» THE EXERCISE
Copy out all lines that carry the word "draw".
**** DATA SUPPLIED ****
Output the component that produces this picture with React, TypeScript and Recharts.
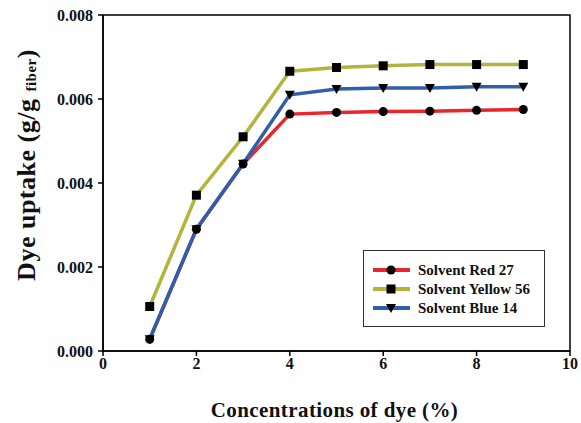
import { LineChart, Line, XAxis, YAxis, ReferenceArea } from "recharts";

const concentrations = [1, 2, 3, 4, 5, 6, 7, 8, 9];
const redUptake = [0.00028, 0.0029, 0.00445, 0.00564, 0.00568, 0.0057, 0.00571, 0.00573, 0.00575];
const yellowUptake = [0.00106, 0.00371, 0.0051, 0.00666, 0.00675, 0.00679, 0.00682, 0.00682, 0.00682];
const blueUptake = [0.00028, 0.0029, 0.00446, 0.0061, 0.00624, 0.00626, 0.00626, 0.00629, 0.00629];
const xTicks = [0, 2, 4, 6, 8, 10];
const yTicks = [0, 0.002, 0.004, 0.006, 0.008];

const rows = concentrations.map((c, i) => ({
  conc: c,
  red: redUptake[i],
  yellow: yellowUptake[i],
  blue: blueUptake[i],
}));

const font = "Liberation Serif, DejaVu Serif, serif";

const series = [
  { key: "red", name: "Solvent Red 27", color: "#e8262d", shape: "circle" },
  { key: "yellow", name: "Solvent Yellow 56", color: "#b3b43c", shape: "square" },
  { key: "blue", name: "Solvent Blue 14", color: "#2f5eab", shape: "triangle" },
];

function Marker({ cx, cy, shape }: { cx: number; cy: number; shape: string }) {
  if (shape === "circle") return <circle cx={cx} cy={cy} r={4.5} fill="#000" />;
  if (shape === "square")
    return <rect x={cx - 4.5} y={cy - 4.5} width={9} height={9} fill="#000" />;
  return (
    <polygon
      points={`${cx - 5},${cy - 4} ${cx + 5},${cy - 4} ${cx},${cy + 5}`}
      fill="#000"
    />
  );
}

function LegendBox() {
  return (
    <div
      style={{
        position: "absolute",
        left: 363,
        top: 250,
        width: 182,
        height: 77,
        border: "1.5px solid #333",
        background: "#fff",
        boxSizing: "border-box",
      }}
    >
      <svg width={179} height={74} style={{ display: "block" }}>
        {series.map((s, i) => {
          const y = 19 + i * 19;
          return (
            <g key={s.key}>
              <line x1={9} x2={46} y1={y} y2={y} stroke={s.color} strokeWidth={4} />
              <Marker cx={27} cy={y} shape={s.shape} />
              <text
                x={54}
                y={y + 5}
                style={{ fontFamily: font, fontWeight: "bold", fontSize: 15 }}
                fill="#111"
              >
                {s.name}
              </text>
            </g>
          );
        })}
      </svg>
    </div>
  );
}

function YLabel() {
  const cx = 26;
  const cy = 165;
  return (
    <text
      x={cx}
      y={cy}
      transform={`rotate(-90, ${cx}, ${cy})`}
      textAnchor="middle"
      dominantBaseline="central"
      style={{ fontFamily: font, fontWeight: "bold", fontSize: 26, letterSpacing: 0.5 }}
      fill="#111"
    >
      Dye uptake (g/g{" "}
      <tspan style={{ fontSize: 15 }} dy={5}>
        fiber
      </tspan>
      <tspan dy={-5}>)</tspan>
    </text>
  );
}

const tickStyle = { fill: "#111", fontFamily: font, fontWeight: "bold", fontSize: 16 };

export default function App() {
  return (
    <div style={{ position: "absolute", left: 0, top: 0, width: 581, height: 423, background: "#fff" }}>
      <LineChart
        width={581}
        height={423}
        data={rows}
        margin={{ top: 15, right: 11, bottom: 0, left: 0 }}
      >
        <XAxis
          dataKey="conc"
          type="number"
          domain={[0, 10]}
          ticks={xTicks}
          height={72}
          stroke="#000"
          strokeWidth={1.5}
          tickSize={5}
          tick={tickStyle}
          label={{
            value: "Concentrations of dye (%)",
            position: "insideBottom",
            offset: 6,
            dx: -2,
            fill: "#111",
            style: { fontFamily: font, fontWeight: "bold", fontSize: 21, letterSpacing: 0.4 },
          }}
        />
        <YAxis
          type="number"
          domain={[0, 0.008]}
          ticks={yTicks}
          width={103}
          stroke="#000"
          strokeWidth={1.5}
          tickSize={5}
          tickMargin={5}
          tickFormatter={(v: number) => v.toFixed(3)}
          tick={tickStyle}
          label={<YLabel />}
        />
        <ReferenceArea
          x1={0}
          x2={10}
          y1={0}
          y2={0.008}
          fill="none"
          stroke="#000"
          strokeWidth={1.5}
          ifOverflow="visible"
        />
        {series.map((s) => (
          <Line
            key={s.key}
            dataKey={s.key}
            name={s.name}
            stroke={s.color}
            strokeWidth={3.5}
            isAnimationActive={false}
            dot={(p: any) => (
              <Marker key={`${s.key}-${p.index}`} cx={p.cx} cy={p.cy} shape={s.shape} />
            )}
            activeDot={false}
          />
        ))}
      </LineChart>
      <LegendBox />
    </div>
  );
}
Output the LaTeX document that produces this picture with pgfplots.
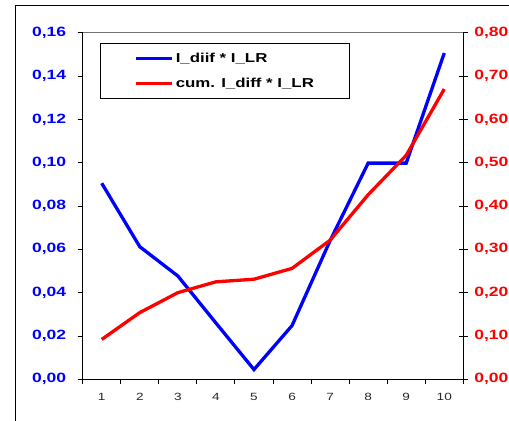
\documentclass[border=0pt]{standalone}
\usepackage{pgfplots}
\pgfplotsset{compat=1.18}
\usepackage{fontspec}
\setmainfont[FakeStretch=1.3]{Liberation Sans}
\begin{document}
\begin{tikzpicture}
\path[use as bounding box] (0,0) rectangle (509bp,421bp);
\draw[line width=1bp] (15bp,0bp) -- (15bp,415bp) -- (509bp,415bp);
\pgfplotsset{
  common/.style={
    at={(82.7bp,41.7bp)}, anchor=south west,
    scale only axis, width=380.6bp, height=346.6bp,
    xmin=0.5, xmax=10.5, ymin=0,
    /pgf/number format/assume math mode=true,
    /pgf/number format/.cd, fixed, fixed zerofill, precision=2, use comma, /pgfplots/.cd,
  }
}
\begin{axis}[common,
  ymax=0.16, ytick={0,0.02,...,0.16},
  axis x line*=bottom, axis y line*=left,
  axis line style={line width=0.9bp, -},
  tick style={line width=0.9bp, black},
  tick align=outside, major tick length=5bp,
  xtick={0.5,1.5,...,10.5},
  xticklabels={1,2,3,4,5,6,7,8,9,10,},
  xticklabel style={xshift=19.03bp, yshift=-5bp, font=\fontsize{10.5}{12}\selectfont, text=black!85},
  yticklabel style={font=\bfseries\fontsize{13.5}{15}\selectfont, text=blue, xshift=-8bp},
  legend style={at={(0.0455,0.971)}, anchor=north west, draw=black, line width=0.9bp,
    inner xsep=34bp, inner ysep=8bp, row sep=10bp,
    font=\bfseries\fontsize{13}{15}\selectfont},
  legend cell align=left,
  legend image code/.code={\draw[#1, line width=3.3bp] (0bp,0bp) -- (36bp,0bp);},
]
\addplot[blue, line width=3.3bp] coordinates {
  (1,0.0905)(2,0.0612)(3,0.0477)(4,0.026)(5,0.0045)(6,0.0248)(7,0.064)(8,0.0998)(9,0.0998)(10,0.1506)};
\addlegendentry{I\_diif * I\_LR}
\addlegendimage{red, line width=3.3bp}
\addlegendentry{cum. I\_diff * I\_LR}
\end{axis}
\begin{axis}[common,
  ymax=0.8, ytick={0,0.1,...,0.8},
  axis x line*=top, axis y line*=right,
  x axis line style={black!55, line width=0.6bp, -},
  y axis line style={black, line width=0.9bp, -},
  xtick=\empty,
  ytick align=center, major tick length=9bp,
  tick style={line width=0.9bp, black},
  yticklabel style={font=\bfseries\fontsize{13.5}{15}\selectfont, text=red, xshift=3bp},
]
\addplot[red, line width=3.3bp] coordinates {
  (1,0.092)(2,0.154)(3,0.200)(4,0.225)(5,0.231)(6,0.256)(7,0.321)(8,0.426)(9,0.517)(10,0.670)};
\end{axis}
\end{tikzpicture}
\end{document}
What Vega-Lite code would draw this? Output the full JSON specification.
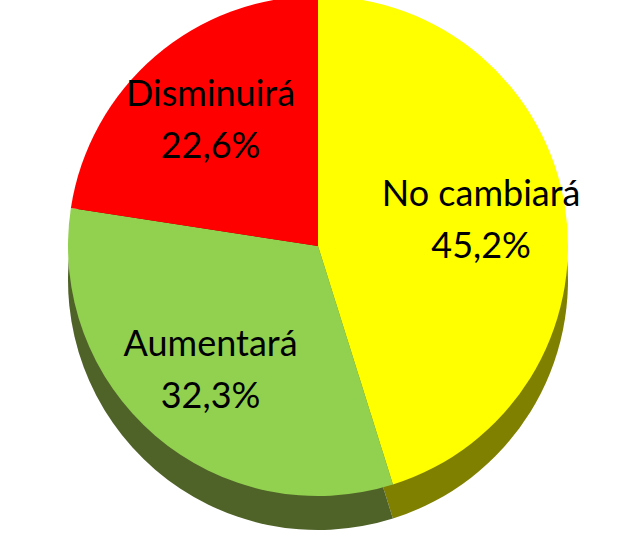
****
» OUTPUT FOR THIS TASK
\draw[line width=1bp] (15bp,0bp) -- (15bp,415bp) -- (509bp,415bp);
  legend style={at={(0.0455,0.971)}, anchor=north west, draw=black, line width=0.9bp,
  legend image code/.code={\draw[#1, line width=3.3bp] (0bp,0bp) -- (36bp,0bp);},
What Vega-Lite code would draw this? Output the full JSON specification.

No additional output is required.